Où sont ces cris d'enfants la nuit ? Ces bruits d'éboulis venant d'on ne sait où ? Ces fausses alertes ? Ces doigts trouvés dans des mouchoirs ? Ces amis qui disparaissent les uns après les autres ? Ces randonnées diurnes faussement paisibles ? Certes, on récupère des morceaux disparates de l'ambiance de l'original, jetés ici et là sans grande conviction, un peu hasard, comme pour dire "on l'a fait, laissez-nous tranquilles". Mais on se paie surtout des phases de gameplay improbables à courser un chien désobéissant, envahi par des flashbacks de la guerre en Irak, à éviter des meules de feuilles mortes (?) sur un wagon lancé sur ses rails (??) en ordonnant à notre chien de chercher des trucs (???) pendant qu'on éclaire des monstres de branches pour qu'ils nous laissent tranquilles (????) après avoir lancé une partie de Snake sur notre vieux Nokia (?????). Pas évident de dire que ce la Bloober Team a fumé pour pondre un machin pareil, on comprend même aisément qu'ils ont essayé d'aller au-delà du film lui-même pour piocher dans son époque et ses mythes, mais le dosage est si mauvais que ça ne donne pas envie de prendre la même. Un fan plus hardcore du film pourra évoquer l'expression fatale : "viol de licence", je n'irais pas le contredire.
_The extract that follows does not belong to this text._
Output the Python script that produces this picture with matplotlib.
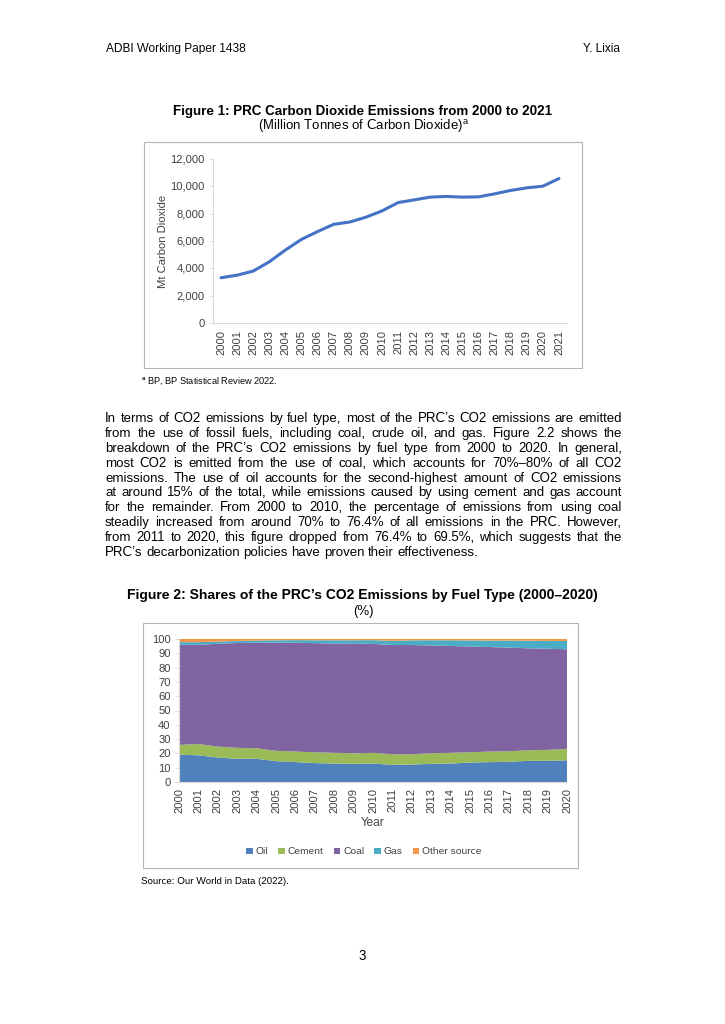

Mais voilà... c'est la Bloober Team, et ces développeurs pourraient essayer de se foirer volontairement qu'ils n'y arriveraient sans doute pas. C'est donc à la toute fin que la magie finit par opérer, pendant une petite heure. Oh, ce n'est pas grand-chose. J'étais prêt à abandonner le jeu, à la limite de la consternation, après avoir passé les trois quarts de mon temps à bidouiller une roue des pouvoirs foireuse et à ramasser les ordures sans intérêt ramenées par mon chien. Mais, tout de même, les développeurs ne pouvaient pas faire l'impasse sur la scène finale du film original, devenue mythique, où les personnages entraient dans une maison abandonnée au cœur de la forêt avant d'y vivre leurs derniers instants, montrés à l'écran par des images assez simples et pourtant intimement terrifiantes. Joie : cette scène finale, dans le jeu, marque le retour de la Bloober Team à ce qu'elle sait faire de mieux. Pour un (pas si) bref instant, le film retrouve l'inspiration d'Observer et de Layers of Fear, transforme la visite de la maison en dédale, la remplit de scripts raffinés, de changements de décor désorientants, de murmures effrayants et de visions cauchemardesques. Dans le film, cette séquence d'exploration ne dure qu'une minute. Dans le jeu, elle dure presque une heure, comme si les développeurs s'étaient retenus si longtemps de faire exploser leur savoir-faire qu'ils n'ont pu s'empêcher de tout donner dans les derniers mètres. Là encore, l'originalité n'est pas forcément au rendez-vous, et le gimmick de gameplay couplé au décor dans lequel il prend place donne l'impression de jouer à une resucée du niveau de la cabane de Condemned, mais ce n'est pas grave : déjà, ce niveau était bien, et surtout, on joue enfin à Blair Witch.